Set task – Please return exactly the run of lines that begins with the line containing "Reproduce this chart with matplotlib." and ends with the line containing "W, H = 1054, 717", pictures excluded.

Data excerpts –

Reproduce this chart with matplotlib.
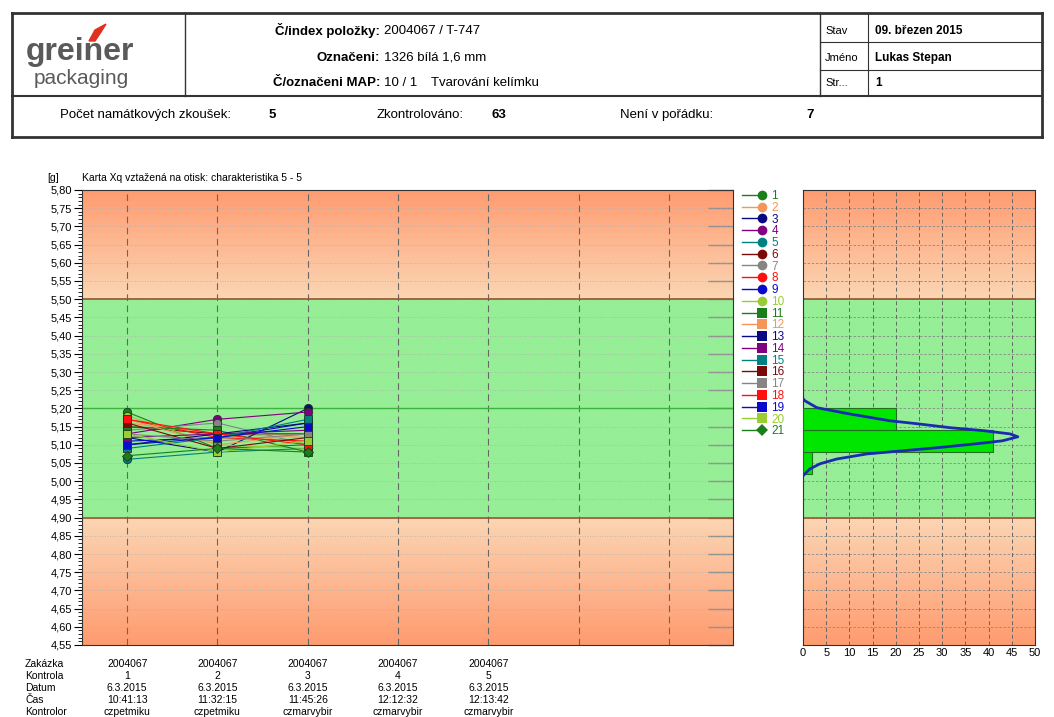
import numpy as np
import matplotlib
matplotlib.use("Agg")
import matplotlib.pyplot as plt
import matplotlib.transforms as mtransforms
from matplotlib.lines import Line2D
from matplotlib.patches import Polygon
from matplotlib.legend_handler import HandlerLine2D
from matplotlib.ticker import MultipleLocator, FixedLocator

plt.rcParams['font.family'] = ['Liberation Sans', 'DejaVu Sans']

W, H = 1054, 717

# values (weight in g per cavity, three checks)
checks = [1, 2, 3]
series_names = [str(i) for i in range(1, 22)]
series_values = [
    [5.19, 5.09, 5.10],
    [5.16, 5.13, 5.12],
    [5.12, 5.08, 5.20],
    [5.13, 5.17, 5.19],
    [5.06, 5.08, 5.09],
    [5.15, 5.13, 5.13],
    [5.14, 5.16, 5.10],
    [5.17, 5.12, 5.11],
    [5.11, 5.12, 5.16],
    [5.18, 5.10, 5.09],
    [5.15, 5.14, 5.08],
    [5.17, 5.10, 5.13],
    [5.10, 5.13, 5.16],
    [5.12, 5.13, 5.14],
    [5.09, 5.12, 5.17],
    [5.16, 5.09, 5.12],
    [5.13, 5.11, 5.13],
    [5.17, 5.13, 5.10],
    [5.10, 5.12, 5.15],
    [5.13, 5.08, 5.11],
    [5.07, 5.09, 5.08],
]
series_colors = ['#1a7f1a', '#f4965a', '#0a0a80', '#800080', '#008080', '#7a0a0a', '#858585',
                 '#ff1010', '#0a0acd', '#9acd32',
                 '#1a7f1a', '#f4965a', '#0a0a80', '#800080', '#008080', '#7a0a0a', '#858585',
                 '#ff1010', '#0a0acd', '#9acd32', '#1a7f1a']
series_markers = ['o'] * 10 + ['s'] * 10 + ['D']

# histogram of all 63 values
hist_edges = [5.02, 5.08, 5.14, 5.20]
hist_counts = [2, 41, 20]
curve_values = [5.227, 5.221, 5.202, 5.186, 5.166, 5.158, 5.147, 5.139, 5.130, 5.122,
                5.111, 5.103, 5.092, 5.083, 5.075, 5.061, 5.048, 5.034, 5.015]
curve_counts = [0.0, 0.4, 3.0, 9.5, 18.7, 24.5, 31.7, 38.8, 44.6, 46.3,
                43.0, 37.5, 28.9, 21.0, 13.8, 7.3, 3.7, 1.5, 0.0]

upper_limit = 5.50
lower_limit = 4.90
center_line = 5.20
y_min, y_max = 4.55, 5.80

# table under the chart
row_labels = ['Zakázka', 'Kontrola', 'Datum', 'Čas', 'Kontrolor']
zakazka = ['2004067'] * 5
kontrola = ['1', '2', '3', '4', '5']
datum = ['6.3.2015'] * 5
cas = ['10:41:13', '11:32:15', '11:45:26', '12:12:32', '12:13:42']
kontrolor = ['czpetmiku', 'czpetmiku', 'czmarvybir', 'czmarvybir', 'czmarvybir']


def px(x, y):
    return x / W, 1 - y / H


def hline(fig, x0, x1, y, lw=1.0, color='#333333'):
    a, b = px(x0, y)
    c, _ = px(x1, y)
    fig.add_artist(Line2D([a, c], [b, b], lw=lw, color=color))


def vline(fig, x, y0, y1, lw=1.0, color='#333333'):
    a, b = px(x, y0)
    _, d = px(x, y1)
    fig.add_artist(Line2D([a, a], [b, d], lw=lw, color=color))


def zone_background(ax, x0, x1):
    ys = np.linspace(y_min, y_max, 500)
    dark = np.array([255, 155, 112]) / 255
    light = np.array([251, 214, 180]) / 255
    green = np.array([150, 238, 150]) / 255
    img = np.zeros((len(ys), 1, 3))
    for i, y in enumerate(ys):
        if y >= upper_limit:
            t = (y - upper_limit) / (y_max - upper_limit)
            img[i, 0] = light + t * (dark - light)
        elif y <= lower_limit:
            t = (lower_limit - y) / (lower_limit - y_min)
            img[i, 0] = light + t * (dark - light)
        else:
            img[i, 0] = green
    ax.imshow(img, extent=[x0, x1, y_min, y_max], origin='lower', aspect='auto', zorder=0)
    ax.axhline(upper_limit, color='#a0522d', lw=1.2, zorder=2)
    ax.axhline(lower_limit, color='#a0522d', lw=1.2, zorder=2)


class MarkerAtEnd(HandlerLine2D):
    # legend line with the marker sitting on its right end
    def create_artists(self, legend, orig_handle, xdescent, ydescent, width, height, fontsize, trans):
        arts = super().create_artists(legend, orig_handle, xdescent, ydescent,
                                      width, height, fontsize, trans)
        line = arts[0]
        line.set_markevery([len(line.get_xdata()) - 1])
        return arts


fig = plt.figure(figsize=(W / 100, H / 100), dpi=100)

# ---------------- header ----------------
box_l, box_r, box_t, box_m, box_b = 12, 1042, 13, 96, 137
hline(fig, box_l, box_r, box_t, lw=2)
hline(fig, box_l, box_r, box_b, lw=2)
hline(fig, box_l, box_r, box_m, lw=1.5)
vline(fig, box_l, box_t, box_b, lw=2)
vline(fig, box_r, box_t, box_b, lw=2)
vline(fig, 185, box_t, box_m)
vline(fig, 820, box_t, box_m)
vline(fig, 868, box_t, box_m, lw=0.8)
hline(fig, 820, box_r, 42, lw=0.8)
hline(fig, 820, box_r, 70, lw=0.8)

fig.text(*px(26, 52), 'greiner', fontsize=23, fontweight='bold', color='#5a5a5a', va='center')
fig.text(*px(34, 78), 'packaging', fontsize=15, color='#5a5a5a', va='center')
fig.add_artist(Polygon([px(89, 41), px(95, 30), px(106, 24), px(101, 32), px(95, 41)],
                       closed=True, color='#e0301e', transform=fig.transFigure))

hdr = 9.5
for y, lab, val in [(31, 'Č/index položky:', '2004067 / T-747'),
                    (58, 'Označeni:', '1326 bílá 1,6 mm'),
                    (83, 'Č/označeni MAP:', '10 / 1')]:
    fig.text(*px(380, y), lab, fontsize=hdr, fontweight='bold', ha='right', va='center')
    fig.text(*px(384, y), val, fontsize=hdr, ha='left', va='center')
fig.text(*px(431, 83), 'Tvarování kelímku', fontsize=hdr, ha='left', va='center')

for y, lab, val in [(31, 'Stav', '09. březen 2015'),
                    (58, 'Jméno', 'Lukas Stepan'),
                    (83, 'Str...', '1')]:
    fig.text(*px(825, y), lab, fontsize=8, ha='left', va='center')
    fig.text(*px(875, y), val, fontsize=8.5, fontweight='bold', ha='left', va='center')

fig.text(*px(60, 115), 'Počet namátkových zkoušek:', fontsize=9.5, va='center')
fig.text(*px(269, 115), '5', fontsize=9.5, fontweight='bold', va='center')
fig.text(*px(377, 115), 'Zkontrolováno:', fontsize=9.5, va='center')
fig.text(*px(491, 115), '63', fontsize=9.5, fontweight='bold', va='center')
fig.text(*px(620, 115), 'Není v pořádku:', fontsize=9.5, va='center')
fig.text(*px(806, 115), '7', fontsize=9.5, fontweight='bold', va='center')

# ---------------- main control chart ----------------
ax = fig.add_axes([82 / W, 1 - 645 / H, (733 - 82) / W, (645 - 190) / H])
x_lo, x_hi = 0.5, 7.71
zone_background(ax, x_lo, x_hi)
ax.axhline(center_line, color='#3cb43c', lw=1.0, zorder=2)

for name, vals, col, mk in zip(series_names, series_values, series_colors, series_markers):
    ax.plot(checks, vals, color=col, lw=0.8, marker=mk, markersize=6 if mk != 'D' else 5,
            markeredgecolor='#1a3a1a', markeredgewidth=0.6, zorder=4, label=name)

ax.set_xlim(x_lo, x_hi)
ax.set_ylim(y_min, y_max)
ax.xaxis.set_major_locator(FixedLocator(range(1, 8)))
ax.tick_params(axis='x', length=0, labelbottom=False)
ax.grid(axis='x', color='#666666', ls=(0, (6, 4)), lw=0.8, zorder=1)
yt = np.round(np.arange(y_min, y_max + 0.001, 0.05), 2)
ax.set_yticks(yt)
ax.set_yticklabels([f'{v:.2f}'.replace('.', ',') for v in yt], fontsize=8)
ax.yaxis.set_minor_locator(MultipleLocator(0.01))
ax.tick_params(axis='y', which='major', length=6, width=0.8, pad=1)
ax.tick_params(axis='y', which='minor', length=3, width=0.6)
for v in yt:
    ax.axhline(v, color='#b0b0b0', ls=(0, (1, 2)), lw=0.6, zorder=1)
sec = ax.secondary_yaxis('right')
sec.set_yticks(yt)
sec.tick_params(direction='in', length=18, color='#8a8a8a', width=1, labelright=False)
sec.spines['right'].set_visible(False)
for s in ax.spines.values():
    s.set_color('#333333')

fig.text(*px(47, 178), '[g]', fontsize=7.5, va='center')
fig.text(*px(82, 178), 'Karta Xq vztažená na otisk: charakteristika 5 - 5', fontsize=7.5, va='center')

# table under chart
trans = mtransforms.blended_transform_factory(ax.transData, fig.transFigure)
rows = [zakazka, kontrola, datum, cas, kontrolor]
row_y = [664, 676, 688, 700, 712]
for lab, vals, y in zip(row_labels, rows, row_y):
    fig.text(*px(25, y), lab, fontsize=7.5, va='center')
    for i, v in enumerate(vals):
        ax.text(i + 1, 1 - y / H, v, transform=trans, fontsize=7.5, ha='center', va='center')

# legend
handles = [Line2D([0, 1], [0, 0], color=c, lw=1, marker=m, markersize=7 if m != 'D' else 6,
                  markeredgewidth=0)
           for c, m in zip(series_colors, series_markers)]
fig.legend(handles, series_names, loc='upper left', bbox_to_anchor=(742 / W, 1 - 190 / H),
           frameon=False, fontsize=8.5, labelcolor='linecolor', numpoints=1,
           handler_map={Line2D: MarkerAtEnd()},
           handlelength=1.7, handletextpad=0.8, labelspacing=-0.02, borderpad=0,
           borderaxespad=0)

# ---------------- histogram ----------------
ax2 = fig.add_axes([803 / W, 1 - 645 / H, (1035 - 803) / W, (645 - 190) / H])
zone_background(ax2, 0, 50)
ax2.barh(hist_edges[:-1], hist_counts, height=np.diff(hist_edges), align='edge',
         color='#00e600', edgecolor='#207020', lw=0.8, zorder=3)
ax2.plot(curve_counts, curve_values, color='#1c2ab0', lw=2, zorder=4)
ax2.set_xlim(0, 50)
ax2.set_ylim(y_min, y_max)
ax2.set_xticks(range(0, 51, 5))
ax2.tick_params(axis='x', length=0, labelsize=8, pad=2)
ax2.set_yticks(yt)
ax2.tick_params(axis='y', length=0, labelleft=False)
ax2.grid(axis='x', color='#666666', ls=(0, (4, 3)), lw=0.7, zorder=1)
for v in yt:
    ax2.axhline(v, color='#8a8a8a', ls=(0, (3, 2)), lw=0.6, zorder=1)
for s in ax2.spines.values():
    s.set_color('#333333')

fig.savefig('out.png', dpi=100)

* * *

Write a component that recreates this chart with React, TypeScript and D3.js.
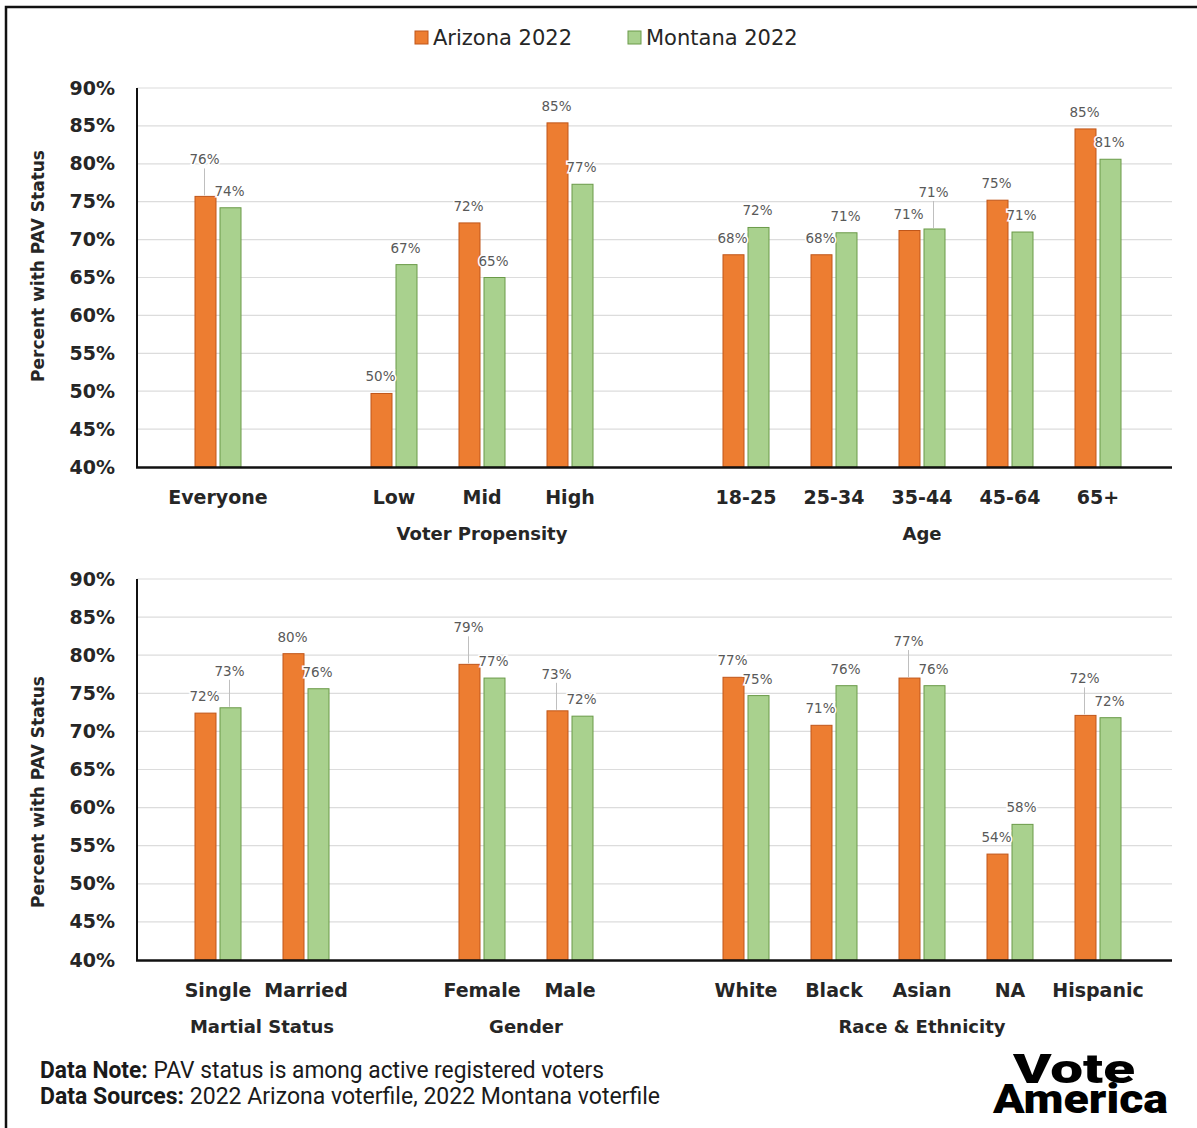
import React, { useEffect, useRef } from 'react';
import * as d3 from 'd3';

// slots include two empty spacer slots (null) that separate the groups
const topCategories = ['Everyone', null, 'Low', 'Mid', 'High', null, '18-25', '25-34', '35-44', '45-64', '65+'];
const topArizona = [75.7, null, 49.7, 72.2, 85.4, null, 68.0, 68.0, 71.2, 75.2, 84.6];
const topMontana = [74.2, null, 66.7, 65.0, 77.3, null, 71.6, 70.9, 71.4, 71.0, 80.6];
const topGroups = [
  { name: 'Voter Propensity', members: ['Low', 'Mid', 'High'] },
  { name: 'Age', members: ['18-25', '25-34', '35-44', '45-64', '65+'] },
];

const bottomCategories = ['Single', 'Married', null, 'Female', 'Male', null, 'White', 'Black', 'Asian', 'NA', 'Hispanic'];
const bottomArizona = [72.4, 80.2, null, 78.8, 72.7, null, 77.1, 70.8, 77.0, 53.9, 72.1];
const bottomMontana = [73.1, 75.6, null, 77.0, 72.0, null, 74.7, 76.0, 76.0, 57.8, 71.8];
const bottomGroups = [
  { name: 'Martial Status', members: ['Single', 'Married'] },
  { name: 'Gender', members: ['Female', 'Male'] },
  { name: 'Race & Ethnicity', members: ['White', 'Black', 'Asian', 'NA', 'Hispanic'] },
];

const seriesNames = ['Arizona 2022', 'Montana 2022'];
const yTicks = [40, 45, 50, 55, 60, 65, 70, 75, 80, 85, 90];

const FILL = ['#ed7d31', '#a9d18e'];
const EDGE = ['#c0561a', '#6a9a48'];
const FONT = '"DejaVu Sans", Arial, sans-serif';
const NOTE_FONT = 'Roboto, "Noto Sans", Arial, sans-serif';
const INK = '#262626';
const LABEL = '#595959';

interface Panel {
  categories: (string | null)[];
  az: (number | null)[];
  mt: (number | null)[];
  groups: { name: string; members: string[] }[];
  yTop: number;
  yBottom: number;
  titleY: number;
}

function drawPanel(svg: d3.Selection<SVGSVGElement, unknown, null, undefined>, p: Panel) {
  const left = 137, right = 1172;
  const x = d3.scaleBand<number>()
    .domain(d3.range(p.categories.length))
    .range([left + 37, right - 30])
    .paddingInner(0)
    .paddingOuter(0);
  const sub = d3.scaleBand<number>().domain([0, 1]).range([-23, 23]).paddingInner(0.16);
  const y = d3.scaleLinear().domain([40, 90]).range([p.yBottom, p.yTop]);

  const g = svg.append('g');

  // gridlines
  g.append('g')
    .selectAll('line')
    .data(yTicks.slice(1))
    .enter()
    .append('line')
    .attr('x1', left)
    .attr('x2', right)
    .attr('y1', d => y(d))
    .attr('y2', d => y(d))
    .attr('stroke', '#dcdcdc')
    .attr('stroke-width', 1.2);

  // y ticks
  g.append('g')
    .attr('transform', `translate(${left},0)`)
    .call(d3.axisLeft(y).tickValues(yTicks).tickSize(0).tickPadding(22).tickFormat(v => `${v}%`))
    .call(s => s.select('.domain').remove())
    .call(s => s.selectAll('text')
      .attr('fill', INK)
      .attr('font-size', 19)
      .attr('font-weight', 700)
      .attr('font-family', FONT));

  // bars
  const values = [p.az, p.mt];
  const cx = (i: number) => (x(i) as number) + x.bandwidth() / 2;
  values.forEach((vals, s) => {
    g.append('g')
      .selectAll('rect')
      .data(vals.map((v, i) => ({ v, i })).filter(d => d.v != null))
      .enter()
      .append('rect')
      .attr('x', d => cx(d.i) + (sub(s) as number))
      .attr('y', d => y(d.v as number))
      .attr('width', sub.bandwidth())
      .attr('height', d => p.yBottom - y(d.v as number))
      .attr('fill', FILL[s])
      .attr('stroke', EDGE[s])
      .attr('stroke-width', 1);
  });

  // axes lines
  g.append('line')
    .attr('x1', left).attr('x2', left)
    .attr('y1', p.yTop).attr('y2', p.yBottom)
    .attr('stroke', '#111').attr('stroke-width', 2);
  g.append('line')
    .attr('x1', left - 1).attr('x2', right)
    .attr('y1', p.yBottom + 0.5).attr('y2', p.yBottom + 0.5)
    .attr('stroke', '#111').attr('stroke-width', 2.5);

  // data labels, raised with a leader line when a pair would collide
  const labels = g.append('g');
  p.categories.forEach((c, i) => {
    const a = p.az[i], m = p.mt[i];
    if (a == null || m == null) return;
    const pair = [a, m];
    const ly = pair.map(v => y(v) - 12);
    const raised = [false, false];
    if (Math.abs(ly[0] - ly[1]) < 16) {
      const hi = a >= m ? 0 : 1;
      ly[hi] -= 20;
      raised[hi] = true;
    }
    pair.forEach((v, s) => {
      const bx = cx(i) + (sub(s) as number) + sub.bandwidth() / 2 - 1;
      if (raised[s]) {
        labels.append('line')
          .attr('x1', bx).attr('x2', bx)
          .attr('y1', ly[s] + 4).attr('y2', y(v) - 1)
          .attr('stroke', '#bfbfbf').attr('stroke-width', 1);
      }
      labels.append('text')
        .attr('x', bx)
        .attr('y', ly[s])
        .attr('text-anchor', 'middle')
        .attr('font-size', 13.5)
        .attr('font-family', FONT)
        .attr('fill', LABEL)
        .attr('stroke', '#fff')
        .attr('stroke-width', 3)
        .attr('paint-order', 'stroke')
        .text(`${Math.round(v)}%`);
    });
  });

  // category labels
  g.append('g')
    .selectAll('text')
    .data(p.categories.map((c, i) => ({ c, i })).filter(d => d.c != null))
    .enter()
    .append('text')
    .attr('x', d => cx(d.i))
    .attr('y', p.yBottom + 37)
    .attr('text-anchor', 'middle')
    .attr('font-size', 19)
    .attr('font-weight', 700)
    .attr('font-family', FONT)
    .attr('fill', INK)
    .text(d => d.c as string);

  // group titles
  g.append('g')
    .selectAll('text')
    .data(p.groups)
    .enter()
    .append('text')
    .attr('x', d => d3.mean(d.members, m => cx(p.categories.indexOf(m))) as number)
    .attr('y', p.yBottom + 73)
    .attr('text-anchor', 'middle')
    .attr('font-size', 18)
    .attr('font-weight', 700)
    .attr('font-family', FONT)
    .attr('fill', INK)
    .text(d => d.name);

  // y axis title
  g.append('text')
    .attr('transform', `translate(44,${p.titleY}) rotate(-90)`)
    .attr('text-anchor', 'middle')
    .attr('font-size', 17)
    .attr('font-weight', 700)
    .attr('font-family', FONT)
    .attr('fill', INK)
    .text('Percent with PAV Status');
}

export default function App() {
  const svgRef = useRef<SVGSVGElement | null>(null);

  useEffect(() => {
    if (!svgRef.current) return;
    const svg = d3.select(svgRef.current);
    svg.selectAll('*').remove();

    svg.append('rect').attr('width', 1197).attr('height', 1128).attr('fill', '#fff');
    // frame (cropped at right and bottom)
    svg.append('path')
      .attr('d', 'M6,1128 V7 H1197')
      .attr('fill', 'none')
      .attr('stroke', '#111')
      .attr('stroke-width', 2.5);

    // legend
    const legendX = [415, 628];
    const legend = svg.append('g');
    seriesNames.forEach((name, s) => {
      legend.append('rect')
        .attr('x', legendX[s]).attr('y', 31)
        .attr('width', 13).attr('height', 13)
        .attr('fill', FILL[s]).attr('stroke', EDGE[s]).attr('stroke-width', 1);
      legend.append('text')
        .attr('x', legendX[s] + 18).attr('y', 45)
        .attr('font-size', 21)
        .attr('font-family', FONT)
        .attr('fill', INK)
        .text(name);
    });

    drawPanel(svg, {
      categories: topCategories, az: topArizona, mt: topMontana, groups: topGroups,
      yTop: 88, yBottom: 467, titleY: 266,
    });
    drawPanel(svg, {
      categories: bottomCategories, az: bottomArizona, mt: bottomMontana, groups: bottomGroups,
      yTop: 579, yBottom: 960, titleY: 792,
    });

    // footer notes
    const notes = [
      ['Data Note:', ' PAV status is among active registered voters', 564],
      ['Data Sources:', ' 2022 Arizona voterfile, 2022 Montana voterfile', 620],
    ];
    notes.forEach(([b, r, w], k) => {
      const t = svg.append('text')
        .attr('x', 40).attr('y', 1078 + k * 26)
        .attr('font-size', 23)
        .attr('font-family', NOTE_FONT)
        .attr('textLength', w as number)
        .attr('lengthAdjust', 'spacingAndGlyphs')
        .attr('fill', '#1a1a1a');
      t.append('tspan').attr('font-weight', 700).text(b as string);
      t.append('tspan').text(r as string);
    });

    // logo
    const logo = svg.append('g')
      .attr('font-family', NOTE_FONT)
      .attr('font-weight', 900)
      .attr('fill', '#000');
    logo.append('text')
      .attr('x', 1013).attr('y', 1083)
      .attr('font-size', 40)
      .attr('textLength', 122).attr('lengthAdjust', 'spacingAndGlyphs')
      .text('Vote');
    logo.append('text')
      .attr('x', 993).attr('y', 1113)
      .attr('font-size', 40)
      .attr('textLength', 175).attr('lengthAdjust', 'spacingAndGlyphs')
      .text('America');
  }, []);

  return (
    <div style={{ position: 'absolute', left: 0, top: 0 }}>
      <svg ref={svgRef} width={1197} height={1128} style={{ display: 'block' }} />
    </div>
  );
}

Result of this task –
Reproduce this chart with matplotlib.
import numpy as np
import matplotlib
matplotlib.use("Agg")
import matplotlib.pyplot as plt
import matplotlib.transforms as mtransforms
from matplotlib.lines import Line2D
from matplotlib.patches import Polygon
from matplotlib.legend_handler import HandlerLine2D
from matplotlib.ticker import MultipleLocator, FixedLocator

plt.rcParams['font.family'] = ['Liberation Sans', 'DejaVu Sans']

W, H = 1054, 717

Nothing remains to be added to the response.